Below are all possible cases:

Two checks should be done:

node-less partitions ? Check if partition is assigned to permanent down instance (same in current emergency rebalance)
missing minActiveReplica ? Check if assignment needs rebalance overwrites (existing logic in WagedRebalancer.requireRebalanceOverwrite)

The first row of the table are for current behavior in the emergency rebalance process.

A new clusterModel scope should be created to address minActiveReplica (rebalance overwrite process):

The to-be-assigned replicas are partitions that are missing activeReplicas AND are assigned to temporarily downed instance
The assignable instances are current immediate live instances

Therefore the rebalance overwrites is formally computed by the WAGED algorithm and thus satisfies the hard constraints.

If both checks are positive, meaning we need to handle both partitions on permanent downed instances, and partitions that are missing minActiveReplicas while instances in delayed window.

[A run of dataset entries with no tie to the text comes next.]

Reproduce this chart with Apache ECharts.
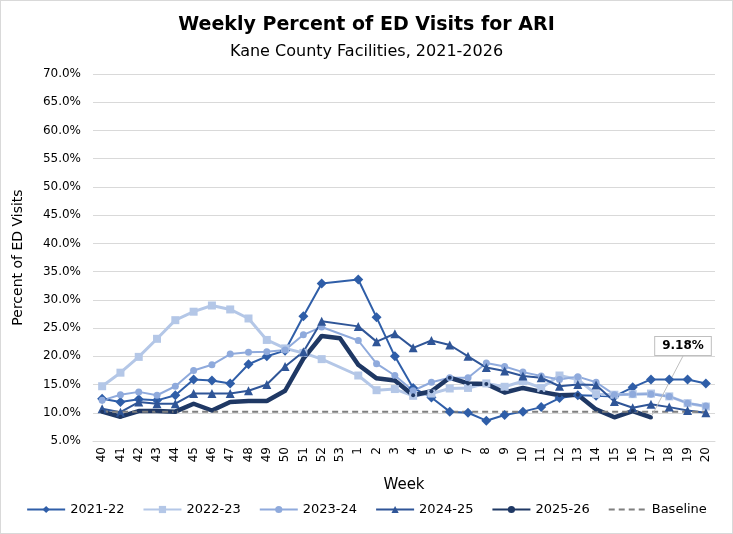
<!DOCTYPE html>
<html>
<head>
<meta charset="utf-8">
<script src="https://cdn.jsdelivr.net/npm/echarts@6/dist/echarts.min.js"></script>
<style>
html, body { margin: 0; padding: 0; background: #fff; }
#main { width: 731px; height: 532px; border: 1px solid #d9d9d9; }
</style>
</head>
<body>
<div id="main"></div>
<script>
// 周次（40-53, 1-20）
var weeks = ['40','41','42','43','44','45','46','47','48','49','50','51','52','53',
    '1','2','3','4','5','6','7','8','9','10','11','12','13','14','15','16','17','18','19','20'];

var s2122 = [12.5, 11.9, 12.4, 12.2, 13.1, 15.9, 15.7, 15.2, 18.6, 20.0, 21.0, 27.1, 32.9, null,
    33.6, 26.9, 20.0, 14.4, 12.7, 10.2, 10.0, 8.6, 9.6, 10.2, 11.0, 12.6, 13.1, 13.0, 12.9, 14.5, 15.9, 15.9, 15.9, 15.2];
var s2223 = [14.7, 17.1, 19.9, 23.1, 26.4, 27.9, 29.0, 28.3, 26.7, 22.9, 21.4, 20.6, 19.5, null,
    16.6, 14.0, 14.2, 13.0, 13.4, 14.3, 14.4, 15.2, 14.6, 15.6, 14.4, 16.6, 15.9, 13.3, 13.2, 13.3, 13.4, 12.9, 11.7, 11.1];
var s2324 = [12.2, 13.2, 13.7, 13.1, 14.7, 17.5, 18.5, 20.4, 20.7, 20.8, 21.1, 23.8, 25.2, null,
    22.8, 18.7, 16.6, 13.9, 15.4, 16.2, 16.2, 18.8, 18.2, 17.2, 16.5, 15.9, 16.4, 15.4, 13.2, 13.3, 13.3, 12.9, 11.7, 11.2];
var s2425 = [10.7, 10.1, 11.9, 11.6, 11.6, 13.4, 13.4, 13.4, 13.9, 15.0, 18.2, 20.8, 26.2, null,
    25.3, 22.6, 24.0, 21.5, 22.8, 22.0, 20.0, 18.0, 17.4, 16.5, 16.2, 14.7, 15.0, 14.9, 12.0, 10.9, 11.5, 11.0, 10.4, 10.0];
var s2526 = [10.2, 9.3, 10.3, 10.3, 10.2, 11.6, 10.4, 11.9, 12.1, 12.1, 13.9, 19.6, 23.6, 23.2,
    18.5, 16.1, 15.7, 13.1, 13.8, 16.2, 15.2, 15.1, 13.6, 14.4, 13.7, 13.1, 13.2, 10.6, 9.2, 10.3, 9.18, null, null, null];
var baseline = [];
for (var i = 0; i < weeks.length; i++) { baseline.push(10.2); }

var yTicks = { min: 5, max: 70, interval: 5 };
var lastIdx = 30; // 第17周，最新值

var font = 'DejaVu Sans';

function lineSeries(name, data, color, width, symbol, size) {
    return {
        name: name,
        type: 'line',
        data: data,
        connectNulls: true,
        symbol: symbol,
        symbolSize: size,
        showAllSymbol: true,
        itemStyle: { color: color },
        lineStyle: { color: color, width: width },
        emphasis: { disabled: true }
    };
}

var data2526 = s2526.map(function (v, i) {
    if (i !== lastIdx) return v;
    return {
        value: v,
        label: {
            show: true,
            formatter: v.toFixed(2) + '%',
            fontFamily: font,
            fontWeight: 'bold',
            fontSize: 12,
            color: '#000',
            backgroundColor: '#fff',
            borderColor: '#bfbfbf',
            borderWidth: 1,
            padding: [3, 7, 3, 7]
        },
        labelLine: { show: true, lineStyle: { color: '#bfbfbf', width: 1 } }
    };
});

var myChart = echarts.init(document.getElementById('main'), null, { renderer: 'canvas' });

var option = {
    animation: false,
    backgroundColor: '#fff',
    title: [{
        text: 'Weekly Percent of ED Visits for ARI',
        left: 'center',
        top: 10,
        textStyle: { fontFamily: font, fontSize: 19, fontWeight: 'bold', color: '#000' }
    }, {
        text: 'Kane County Facilities, 2021-2026',
        left: 'center',
        top: 38,
        textStyle: { fontFamily: font, fontSize: 16, fontWeight: 'normal', color: '#000' }
    }],
    legend: {
        bottom: 12,
        left: 'center',
        itemWidth: 38,
        itemHeight: 9,
        itemGap: 18,
        textStyle: { fontFamily: font, fontSize: 13, color: '#000' },
        data: ['2021-22', '2022-23', '2023-24', '2024-25', '2025-26',
            { name: 'Baseline', itemStyle: { opacity: 0 } }]
    },
    grid: { left: 92, right: 17, top: 73, bottom: 92 },
    xAxis: {
        type: 'category',
        data: weeks,
        boundaryGap: true,
        name: 'Week',
        nameLocation: 'middle',
        nameGap: 37,
        nameTextStyle: { fontFamily: font, fontSize: 15, color: '#000' },
        axisLine: { lineStyle: { color: '#d9d9d9' } },
        axisTick: { show: false },
        axisLabel: { rotate: 90, interval: 0, fontFamily: font, fontSize: 12, color: '#000', margin: 6 }
    },
    yAxis: {
        type: 'value',
        min: yTicks.min,
        max: yTicks.max,
        interval: yTicks.interval,
        name: 'Percent of ED Visits',
        nameLocation: 'middle',
        nameGap: 68,
        nameTextStyle: { fontFamily: font, fontSize: 14, color: '#000' },
        axisLine: { show: false },
        axisTick: { show: false },
        splitLine: { lineStyle: { color: '#d9d9d9' } },
        axisLabel: {
            fontFamily: font, fontSize: 12, color: '#000', margin: 12,
            formatter: function (v) { return v.toFixed(1) + '%'; }
        }
    },
    series: [
        lineSeries('2021-22', s2122, '#2f5ea8', 2, 'diamond', 10),
        lineSeries('2022-23', s2223, '#b4c7e7', 3, 'rect', 8),
        lineSeries('2023-24', s2324, '#8faadc', 2, 'circle', 7),
        lineSeries('2024-25', s2425, '#2f5597', 2, 'triangle', 9),
        (function () {
            var s = lineSeries('2025-26', data2526, '#1f3864', 4.5, 'circle', 4);
            s.labelLayout = { x: 682, y: 345, align: 'center', verticalAlign: 'middle' };
            return s;
        })(),
        {
            name: 'Baseline',
            type: 'line',
            data: baseline,
            symbol: 'none',
            itemStyle: { color: '#7f7f7f' },
            lineStyle: { color: '#7f7f7f', width: 2, type: [6, 4] },
            emphasis: { disabled: true }
        }
    ]
};

myChart.setOption(option);
</script>
</body>
</html>
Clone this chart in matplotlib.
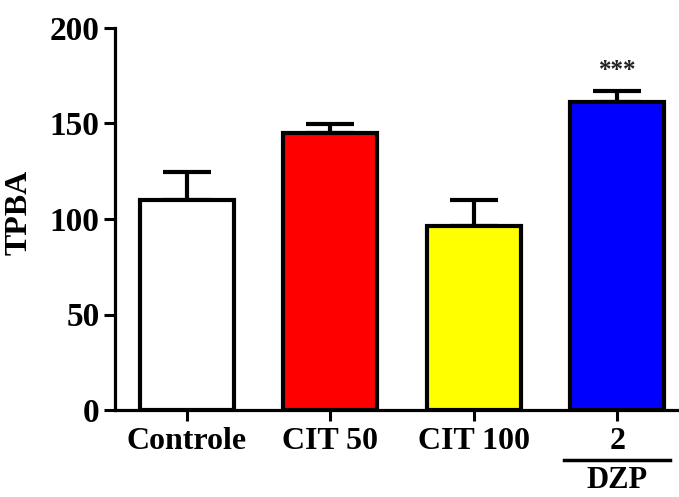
import matplotlib
matplotlib.use("Agg")
import matplotlib.pyplot as plt

categories = ["Controle", "CIT 50", "CIT 100", "2"]
means = [110, 145, 96.5, 161]
sem = [14.7, 4.8, 13.2, 5.9]
colors = ["#FFFFFF", "#FF0000", "#FFFF00", "#0000FF"]
yticks = [0, 50, 100, 150, 200]
ylabel = "TPBA"
signif = "***"
group_label = "DZP"

plt.rcParams['font.family'] = ['Liberation Serif', 'DejaVu Serif']
plt.rcParams['font.weight'] = 'bold'

fig = plt.figure(figsize=(6.79, 4.97), dpi=100)
ax = fig.add_axes([115/679, 87/497, 1 - 115/679, 382/497])

x = list(range(len(categories)))
ax.bar(x, means, width=0.655, color=colors, edgecolor='black', linewidth=3,
       zorder=2)
ax.errorbar(x, means, yerr=[[0]*len(sem), sem], fmt='none', ecolor='black',
            elinewidth=3, capsize=17, capthick=3, zorder=1)

ax.set_xlim(-0.5, 3.43)
ax.set_ylim(0, 200)
ax.set_yticks(yticks)
ax.set_yticklabels([str(t) for t in yticks], fontsize=24, fontweight='bold')
ax.set_xticks(x)
ax.set_xticklabels(categories, fontsize=23, fontweight='bold')

for s in ['top', 'right']:
    ax.spines[s].set_visible(False)
for s in ['left', 'bottom']:
    ax.spines[s].set_linewidth(2.3)
ax.tick_params(axis='both', length=8, width=2.2, color='black')
ax.tick_params(axis='y', pad=3)
ax.tick_params(axis='x', pad=4)

ax.set_ylabel(ylabel, fontsize=23, fontweight='bold')
ax.yaxis.set_label_coords(-0.145, 0.518)

ax.text(x[3], means[3] + sem[3] + 5, signif, ha='center', va='bottom',
        fontsize=18, color='#222222')

trans = ax.get_xaxis_transform()
ax.plot([x[3] - 0.37, x[3] + 0.37], [-0.131, -0.131], color='black', lw=2.5,
        transform=trans, clip_on=False)
ax.text(x[3], -0.205, group_label, ha='center', va='baseline', fontsize=22,
        fontweight='bold', transform=trans)

fig.savefig("out.png", dpi=100)
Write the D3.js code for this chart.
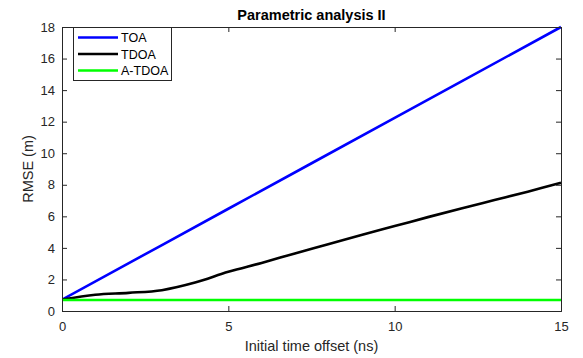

Two rebalance calculation will happen in sequential order

First compute for partitions on permanent downed instances
Then compute for rebalance overwrites.

There are also difference on the two calculation, whether they are persisted or not:

To assign the node-less partition, the results should be persisted because these are for stable/non-temporary assignments
Rebalance overwrites assignment shouldn't be persisted because these are temporary assignments, we decided to do so to minimize movement.

Above inherits the current behavior as possible. Any change to the persistence is not directly related to the hard constraint expansion and is not in the scope of this design.

Analysis

Hard constraints are met because there is no "afterthought" anymore. All constraints are honored because it's calculated directly by the rebalance algorithm.

The rebalance scope is restricted to the partitions missing minActiveReplicas on the temporarily downed instance, those partitions will be temporarily assigned to active nodes.

If minActiveReplicas is not met during delayed window, the assignment result is not persisted, which keeps the behavior of reduced partition movement.